I carefully studied my favorite magazines, Victoria, Country Home, Country Living even English Country Living! I once actually paid $89.00 for an entire year to receive Country Living, English Version. I gardened (gardening is a whole other blog post, so I will save THAT topic for later.) I was consumed with decoration and little lovely things. I CREATED little lovely things. By the time I was thirty five, I even sold some of my little lovely things. Victoria Magazine was my absolute favorite and my actress dreams became “Clever Me Featured in a Magazine Article” dreams. I hired a photographer (a student at the photography school) I had professional pictures made of my little lovely things, I designed a unique and gorgeous letter to Victoria, I sent it. They actually replied and said they were very interested and would get back to me in a year or two, since everything was planned that far out. And then, Victoria folded, the magazine shut down just as the two years was about to be up and my “Clever Me Featured in a Magazine Article”dream faded away as well. I sat on my white couch in my white living room and pondered Martha’s ironstone white walls and thought, well, that’s that.

I still have all my pretty slip covers and things, but I consider my house to be fully decorated and keeping up with the times doesn’t hold the appeal it once did for me. My house will gradually descend into outmoded. Soon, it will be like a typical grandmother’s house. Neat and tidy with things that people decorated with over twenty years ago. My twig wreaths will be the 21st century equivalent of crochetted tissue box holders. I have to face it. It is over. It was not my destiny to be featured as a clever doer of lovely little things in a magazine. And you know what? It is ok.

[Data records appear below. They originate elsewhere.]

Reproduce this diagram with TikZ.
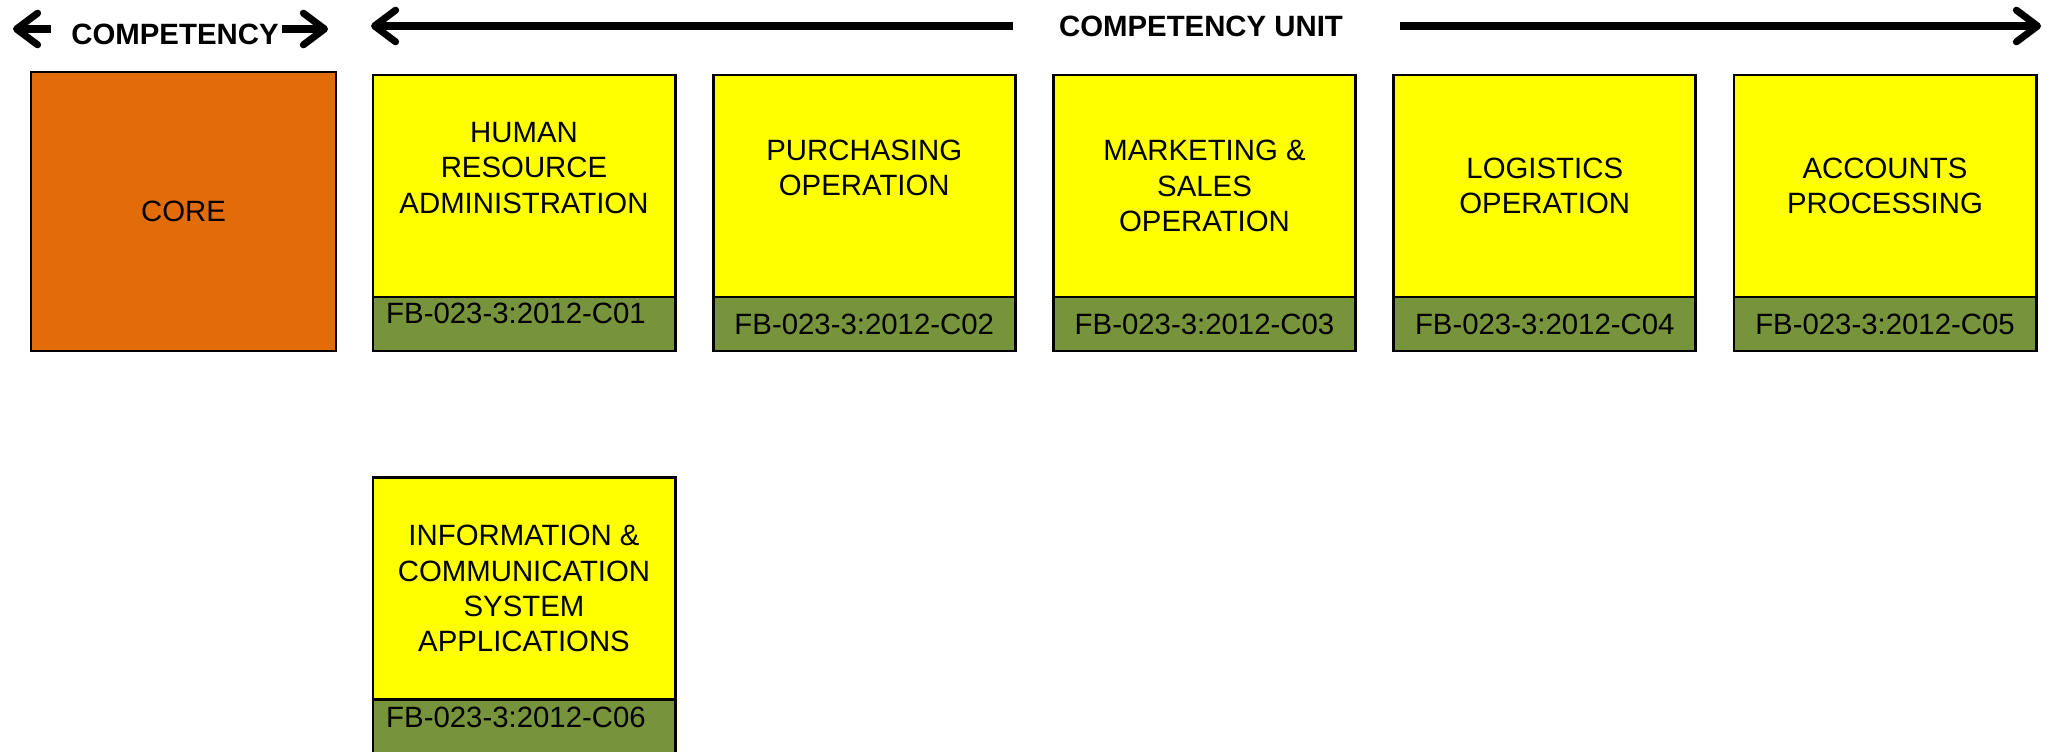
\documentclass[tikz,border=0pt]{standalone}
\usepackage{fontspec}
\setmainfont{Liberation Sans}
\usepackage{tikz}
\usetikzlibrary{arrows.meta, positioning}
\definecolor{coreorange}{RGB}{227,108,10}
\definecolor{unityellow}{RGB}{255,255,0}
\definecolor{codegreen}{RGB}{119,147,60}

\begin{document}
\begin{tikzpicture}[
    x=0.01cm, y=-0.01cm,
    every node/.style={font=\fontsize{8.35}{10}\selectfont},
    core/.style={rectangle, draw=black, line width=0.6pt, fill=coreorange, minimum width=3.05cm, minimum height=2.79cm, outer sep=0pt},
    unit/.style={rectangle, draw=black, line width=0.8pt, fill=unityellow, minimum width=3.02cm, minimum height=2.22cm, align=center, outer sep=0pt},
    code/.style={rectangle, draw=black, line width=0.8pt, fill=codegreen, minimum width=3.02cm, minimum height=0.54cm, inner sep=0pt, outer sep=0pt},
    header/.style={font=\fontsize{8.35}{10}\selectfont\bfseries, inner sep=0pt},
    arrow/.style={-{Straight Barb[length=6pt, width=9pt, round]}, line width=2pt}
]
    \useasboundingbox (0,0) rectangle (2051,752);

    % Headers
    \node[header] (comp) at (175,34) {COMPETENCY};
    \node[header] (unit) at (1201,26) {COMPETENCY UNIT};
    \coordinate (compl) at (13,29);
    \coordinate (compr) at (328,29);
    \coordinate (unitl) at (371,26);
    \coordinate (unitr) at (2041,26);

    % Arrows
    \draw[arrow, shorten <=0.2cm] (comp.west |- compl) -- (compl);
    \draw[arrow, shorten <=0.03cm] (comp.east |- compr) -- (compr);
    \draw[arrow, shorten <=0.45cm] (unit.west) -- (unitl);
    \draw[arrow, shorten <=0.56cm] (unit.east) -- (unitr);

    % Core
    \node[core] (core) at (183.5,211.5) {CORE};

    % Units
    \node[unit, label={[align=center, yshift=0.18cm]center:HUMAN\\RESOURCE\\ADMINISTRATION}] (hr) at (524,186) {};
    \node[unit, label={[align=center, yshift=0.18cm]center:PURCHASING\\OPERATION}] (pur) at (864.25,186) {};
    \node[unit] (mkt) at (1204.5,186) {MARKETING \&\\SALES\\OPERATION};
    \node[unit] (log) at (1544.75,186) {LOGISTICS\\OPERATION};
    \node[unit] (acc) at (1885,186) {ACCOUNTS\\PROCESSING};
    \node[unit] (ict) at (524,588.5) {INFORMATION \&\\COMMUNICATION\\SYSTEM\\APPLICATIONS};

    % Codes
    \node[code, below=0pt of hr, label={[shift={(-0.08cm,0.11cm)}]center:FB-023-3:2012-C01}] (hrcode) {};
    \node[code, below=0pt of pur] (purcode) {FB-023-3:2012-C02};
    \node[code, below=0pt of mkt] (mktcode) {FB-023-3:2012-C03};
    \node[code, below=0pt of log] (logcode) {FB-023-3:2012-C04};
    \node[code, below=0pt of acc] (acccode) {FB-023-3:2012-C05};
    \node[code, below=0pt of ict, label={[shift={(-0.08cm,0.09cm)}]center:FB-023-3:2012-C06}] (ictcode) {};
\end{tikzpicture}
\end{document}
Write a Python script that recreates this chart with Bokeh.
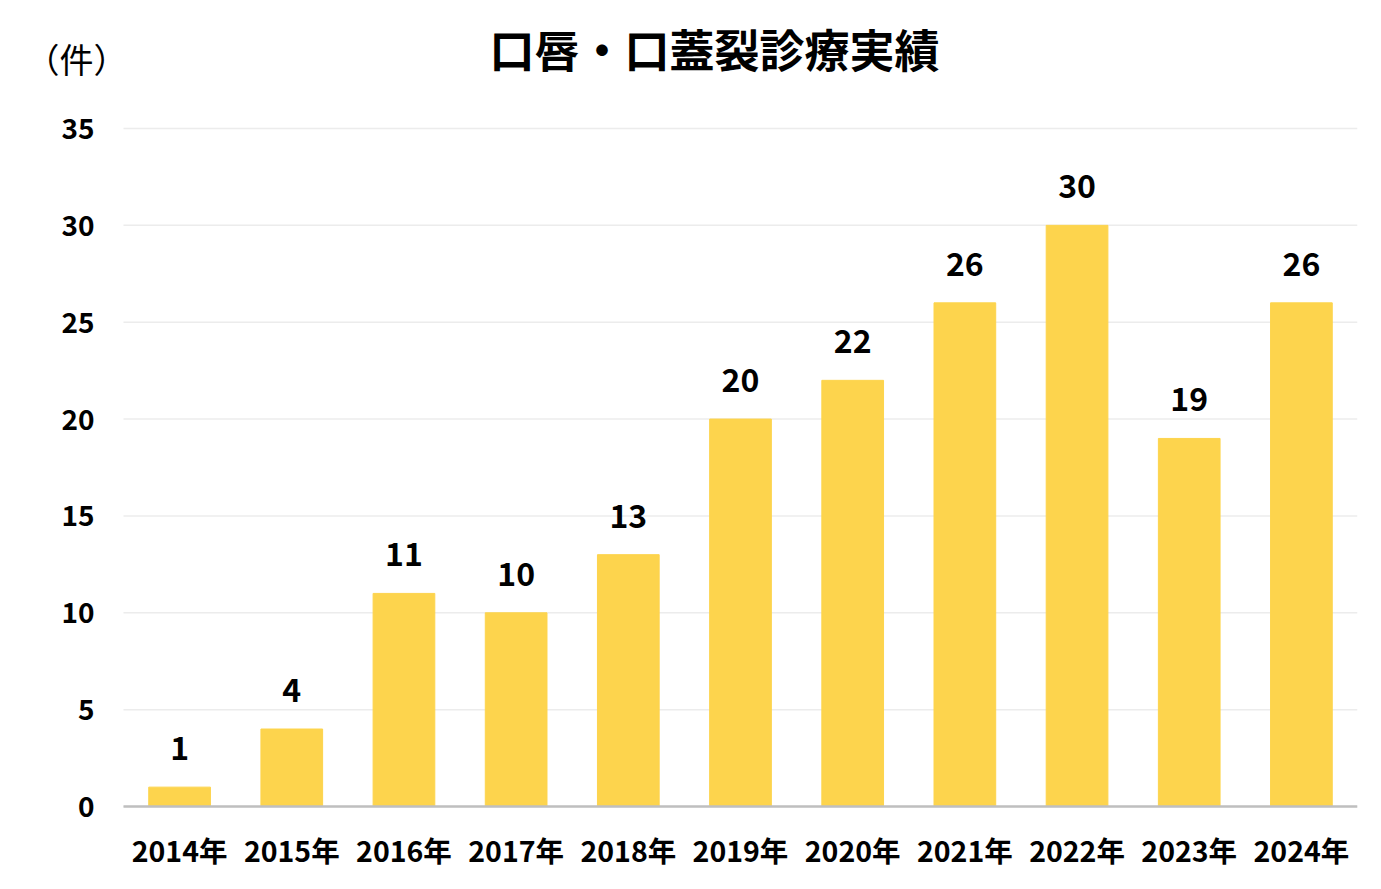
from bokeh.plotting import figure
from bokeh.models import ColumnDataSource, Label, LabelSet, Range1d, FixedTicker
from bokeh.core.properties import value
from bokeh.embed import file_html
from bokeh.resources import INLINE

years = ["2014年", "2015年", "2016年", "2017年", "2018年", "2019年",
         "2020年", "2021年", "2022年", "2023年", "2024年"]
counts = [1, 4, 11, 10, 13, 20, 22, 26, 30, 19, 26]
y_ticks = [0, 5, 10, 15, 20, 25, 30, 35]
title_text = "口唇・口蓋裂診療実績"
unit_text = "（件）"

FONT = "Noto Sans CJK JP"

n = len(years)
xs = list(range(n))
src = ColumnDataSource(dict(x=xs, count=counts, label=[str(c) for c in counts]))
tick_src = ColumnDataSource(dict(y=y_ticks, label=[str(t) for t in y_ticks],
                                 x0=[-0.5] * len(y_ticks), x1=[n - 0.5] * len(y_ticks)))

W, H = 1375, 883
FRAME_L, FRAME_R, FRAME_T, ZERO_Y, FRAME_B = 123, 1357, 128, 806, 821
cat_px = (FRAME_R - FRAME_L) / n
unit_px = (ZERO_Y - FRAME_T) / y_ticks[-1]

p = figure(width=W, height=H, output_backend="svg", toolbar_location=None,
           min_border_left=0, min_border_right=W - FRAME_R,
           min_border_top=0, min_border_bottom=H - FRAME_B)
p.x_range = Range1d(-0.5 - FRAME_L / cat_px, n - 0.5)
p.y_range = Range1d(-(FRAME_B - ZERO_Y) / unit_px, y_ticks[-1] + FRAME_T / unit_px)

# gridlines
p.segment(x0="x0", x1="x1", y0="y", y1="y", source=tick_src,
          line_color="#ECECEC", line_width=1.5)

p.vbar(x="x", top="count", width=0.55, source=src, color="#FDD44D")

# baseline (category axis line)
p.segment(x0=[-0.5], x1=[n - 0.5], y0=[0], y1=[0], line_color="#BFBFBF", line_width=2.5)

labels = LabelSet(x="x", y="count", text="label", source=src, text_align="center",
                  text_baseline="bottom", y_offset=27, text_font=value(FONT),
                  text_font_size="32px", text_font_style="bold", text_color="#000000")
p.add_layout(labels)

ylabels = LabelSet(x=FRAME_L - 29, x_units="screen", y="y", text="label", source=tick_src,
                   text_align="right", text_baseline="middle", text_font=value(FONT),
                   text_font_size="28px", text_font_style="bold", text_color="#000000")
p.add_layout(ylabels)

p.outline_line_color = None
p.xgrid.grid_line_color = None
p.ygrid.grid_line_color = None
p.yaxis.visible = False

p.xaxis.ticker = FixedTicker(ticks=xs)
p.xaxis.major_label_overrides = {i: y for i, y in zip(xs, years)}
p.xaxis.axis_line_color = None
p.xaxis.major_tick_line_color = None
p.xaxis.minor_tick_line_color = None
p.xaxis.major_label_standoff = 1
p.xaxis.major_label_text_font = FONT
p.xaxis.major_label_text_font_size = "28.5px"
p.xaxis.major_label_text_font_style = "bold"
p.xaxis.major_label_text_color = "#000000"

title = Label(x=714, y=FRAME_B - 48, x_units="screen", y_units="screen", text=title_text,
              text_align="center", text_baseline="middle", text_font=FONT,
              text_font_size="45px", text_font_style="bold", text_color="#000000")
p.add_layout(title)

unit = Label(x=76, y=FRAME_B - 58, x_units="screen", y_units="screen", text=unit_text,
             text_align="center", text_baseline="middle", text_font=FONT,
             text_font_size="34px", text_font_style="normal", text_color="#000000")
p.add_layout(unit)

open("out.html", "w").write(file_html(p, INLINE))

With the exception of acting, I still do many of the things I used to do. I make pretty little things. But I find that I can’t part with them. They made me happy while I created them and the memory they provide makes me happy when I pull them out and look at them. Maybe that is why I am happier now than I have ever been. Somewhere along the way, I discovered the joy of being satisfied. It has filled me up and it has made me whole.

Now, I look forward to what lies ahead for my daughter. Only, I try not to impose any expectations. I only want her to discover this same happiness I have found. I hope she finds it sooner than I did. I want her to know this joy of enoughness, the pleasant realization of this is it-ness, the contentment of here and now-ness.

I want to say Happy New Year to all who read this. May you be filled to the brim with self contentment and the life affirming spirit of liking yourself-ness…

7 thoughts on “The Incredible Enough-ness of Being (bumped)

  1. I’m beginning to realize one can be satisfied even in a world that is falling apart. Self-contained joy – the happiness that is powered from within.

    Beginning to realize.

    🙂

  2. Hello

    I’ve got to your blog by a strange route, looking for links between Emily Dickinson and ‘the woman in white’ (as she was called), trying to find out whether there was any link with Wilkie Collins. Anyway, I think it’s a wonderful site – visually and content both, and I will look forward to reading and exploring more. Your piece on ‘The Incredible Enoughness of Being’ chimes really well with my current preoccupations and a piece I’m currently writing, so thanks for that. Very satisfying to read a piece on contentment, particularly at a moment when it is proving elusive! Thanks.